__Dataset extract__

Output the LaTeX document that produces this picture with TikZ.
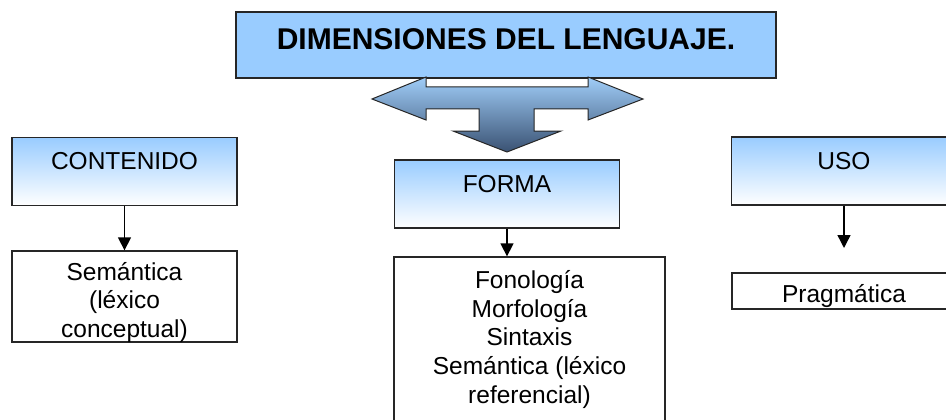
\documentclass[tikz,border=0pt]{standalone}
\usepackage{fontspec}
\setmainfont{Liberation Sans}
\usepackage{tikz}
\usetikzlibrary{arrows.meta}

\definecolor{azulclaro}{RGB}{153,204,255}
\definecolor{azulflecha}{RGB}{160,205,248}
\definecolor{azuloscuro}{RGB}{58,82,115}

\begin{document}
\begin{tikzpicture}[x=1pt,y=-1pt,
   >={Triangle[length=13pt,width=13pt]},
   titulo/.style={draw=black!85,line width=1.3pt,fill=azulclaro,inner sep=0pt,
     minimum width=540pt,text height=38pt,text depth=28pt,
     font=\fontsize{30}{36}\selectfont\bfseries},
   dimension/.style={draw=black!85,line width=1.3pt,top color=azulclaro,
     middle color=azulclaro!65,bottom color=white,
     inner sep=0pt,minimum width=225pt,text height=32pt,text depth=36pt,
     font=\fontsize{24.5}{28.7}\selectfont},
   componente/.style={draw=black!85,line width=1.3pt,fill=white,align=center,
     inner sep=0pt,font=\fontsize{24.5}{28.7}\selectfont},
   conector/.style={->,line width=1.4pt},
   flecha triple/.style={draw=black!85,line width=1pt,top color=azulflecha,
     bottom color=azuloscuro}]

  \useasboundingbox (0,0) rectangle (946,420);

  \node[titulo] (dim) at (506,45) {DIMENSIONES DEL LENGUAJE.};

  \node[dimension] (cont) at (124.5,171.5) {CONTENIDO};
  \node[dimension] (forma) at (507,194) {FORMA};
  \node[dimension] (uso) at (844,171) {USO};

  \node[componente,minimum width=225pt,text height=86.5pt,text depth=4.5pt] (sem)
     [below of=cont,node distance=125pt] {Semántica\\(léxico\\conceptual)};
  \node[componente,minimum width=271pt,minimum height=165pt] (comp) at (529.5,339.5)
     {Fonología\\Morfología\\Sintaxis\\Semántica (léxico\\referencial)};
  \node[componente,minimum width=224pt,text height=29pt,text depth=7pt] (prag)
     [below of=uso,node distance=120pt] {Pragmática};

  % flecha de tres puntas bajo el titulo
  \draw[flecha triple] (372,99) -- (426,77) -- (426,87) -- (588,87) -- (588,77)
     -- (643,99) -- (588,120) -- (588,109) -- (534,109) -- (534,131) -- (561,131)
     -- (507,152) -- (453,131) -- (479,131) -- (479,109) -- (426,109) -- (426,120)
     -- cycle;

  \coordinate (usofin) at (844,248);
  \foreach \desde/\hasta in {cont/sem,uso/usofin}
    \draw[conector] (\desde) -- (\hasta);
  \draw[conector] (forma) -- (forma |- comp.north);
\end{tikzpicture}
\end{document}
==
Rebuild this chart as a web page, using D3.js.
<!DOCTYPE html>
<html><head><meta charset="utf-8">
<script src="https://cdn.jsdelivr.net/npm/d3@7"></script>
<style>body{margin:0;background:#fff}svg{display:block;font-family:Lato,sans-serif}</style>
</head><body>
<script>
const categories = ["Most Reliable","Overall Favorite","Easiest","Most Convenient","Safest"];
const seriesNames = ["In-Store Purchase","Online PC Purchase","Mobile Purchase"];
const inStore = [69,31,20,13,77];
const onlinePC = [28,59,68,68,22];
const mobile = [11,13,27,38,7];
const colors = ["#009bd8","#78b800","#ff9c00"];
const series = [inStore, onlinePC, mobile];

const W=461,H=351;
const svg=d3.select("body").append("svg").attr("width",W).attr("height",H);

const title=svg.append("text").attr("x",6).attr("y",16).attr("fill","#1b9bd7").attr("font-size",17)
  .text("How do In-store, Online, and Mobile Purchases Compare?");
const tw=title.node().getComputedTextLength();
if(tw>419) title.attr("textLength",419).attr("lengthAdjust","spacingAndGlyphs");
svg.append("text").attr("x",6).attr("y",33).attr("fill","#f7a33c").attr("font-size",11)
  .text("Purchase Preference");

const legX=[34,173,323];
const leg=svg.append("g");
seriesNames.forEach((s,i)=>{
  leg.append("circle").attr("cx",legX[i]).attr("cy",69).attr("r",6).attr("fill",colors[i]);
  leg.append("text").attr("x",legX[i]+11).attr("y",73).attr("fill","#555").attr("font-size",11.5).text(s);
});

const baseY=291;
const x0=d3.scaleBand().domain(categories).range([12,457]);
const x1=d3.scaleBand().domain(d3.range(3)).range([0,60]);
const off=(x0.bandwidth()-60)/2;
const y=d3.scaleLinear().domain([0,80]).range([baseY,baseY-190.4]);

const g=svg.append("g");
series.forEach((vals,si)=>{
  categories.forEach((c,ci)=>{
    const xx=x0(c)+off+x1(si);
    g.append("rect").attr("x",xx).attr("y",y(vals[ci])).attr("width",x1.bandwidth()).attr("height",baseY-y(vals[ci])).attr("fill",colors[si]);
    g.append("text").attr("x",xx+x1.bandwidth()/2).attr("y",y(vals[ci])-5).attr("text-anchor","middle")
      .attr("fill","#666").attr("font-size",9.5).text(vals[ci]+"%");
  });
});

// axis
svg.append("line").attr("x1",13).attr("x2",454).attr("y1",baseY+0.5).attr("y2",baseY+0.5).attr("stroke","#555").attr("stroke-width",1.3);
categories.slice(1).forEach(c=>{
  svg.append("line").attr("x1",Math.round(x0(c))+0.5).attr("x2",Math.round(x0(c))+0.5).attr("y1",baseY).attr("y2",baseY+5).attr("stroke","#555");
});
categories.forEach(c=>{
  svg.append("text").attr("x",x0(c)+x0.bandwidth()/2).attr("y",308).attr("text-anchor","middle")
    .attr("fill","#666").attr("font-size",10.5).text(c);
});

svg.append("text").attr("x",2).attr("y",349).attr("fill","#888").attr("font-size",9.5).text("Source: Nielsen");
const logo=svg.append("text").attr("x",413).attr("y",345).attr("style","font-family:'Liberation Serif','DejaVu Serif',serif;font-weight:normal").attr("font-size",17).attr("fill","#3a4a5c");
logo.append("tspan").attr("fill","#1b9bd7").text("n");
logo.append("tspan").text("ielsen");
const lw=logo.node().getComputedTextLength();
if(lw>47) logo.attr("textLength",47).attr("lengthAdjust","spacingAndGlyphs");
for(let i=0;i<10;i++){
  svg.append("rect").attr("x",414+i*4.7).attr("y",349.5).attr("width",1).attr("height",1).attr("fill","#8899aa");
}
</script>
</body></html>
---
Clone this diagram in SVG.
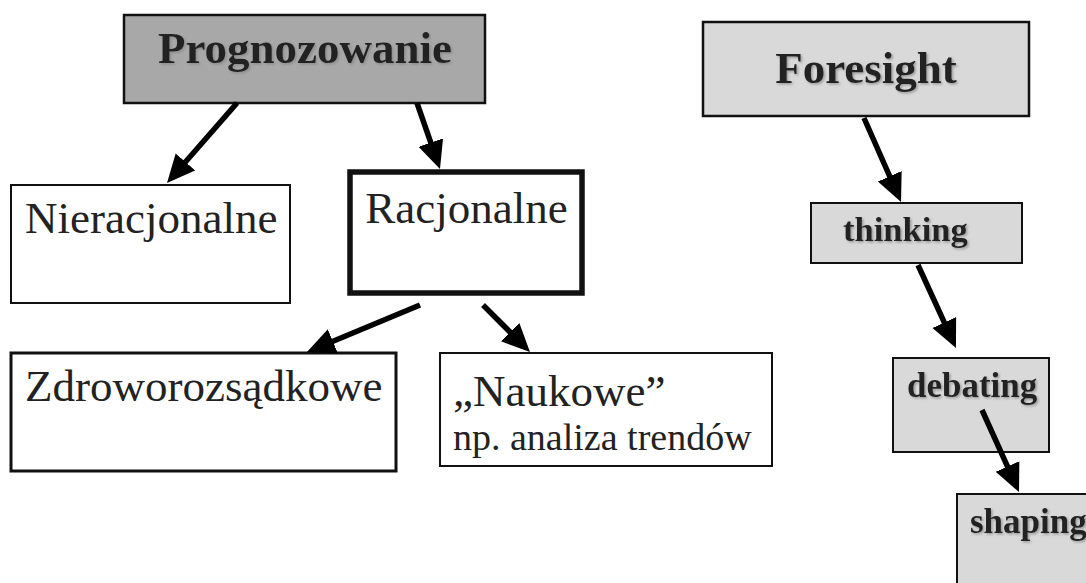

__What is needed__
Everything from the line with "Output the LaTeX" down to the line with "(uso) at (844,171)" in the data above should be copied exactly, with both end lines kept and the pictures left out.

__In response__
Output the LaTeX document that produces this picture with TikZ.
\documentclass[tikz,border=0pt]{standalone}
\usepackage{fontspec}
\setmainfont{Liberation Sans}
\usepackage{tikz}
\usetikzlibrary{arrows.meta}

\definecolor{azulclaro}{RGB}{153,204,255}
\definecolor{azulflecha}{RGB}{160,205,248}
\definecolor{azuloscuro}{RGB}{58,82,115}

\begin{document}
\begin{tikzpicture}[x=1pt,y=-1pt,
   >={Triangle[length=13pt,width=13pt]},
   titulo/.style={draw=black!85,line width=1.3pt,fill=azulclaro,inner sep=0pt,
     minimum width=540pt,text height=38pt,text depth=28pt,
     font=\fontsize{30}{36}\selectfont\bfseries},
   dimension/.style={draw=black!85,line width=1.3pt,top color=azulclaro,
     middle color=azulclaro!65,bottom color=white,
     inner sep=0pt,minimum width=225pt,text height=32pt,text depth=36pt,
     font=\fontsize{24.5}{28.7}\selectfont},
   componente/.style={draw=black!85,line width=1.3pt,fill=white,align=center,
     inner sep=0pt,font=\fontsize{24.5}{28.7}\selectfont},
   conector/.style={->,line width=1.4pt},
   flecha triple/.style={draw=black!85,line width=1pt,top color=azulflecha,
     bottom color=azuloscuro}]

  \useasboundingbox (0,0) rectangle (946,420);

  \node[titulo] (dim) at (506,45) {DIMENSIONES DEL LENGUAJE.};

  \node[dimension] (cont) at (124.5,171.5) {CONTENIDO};
  \node[dimension] (forma) at (507,194) {FORMA};
  \node[dimension] (uso) at (844,171) {USO};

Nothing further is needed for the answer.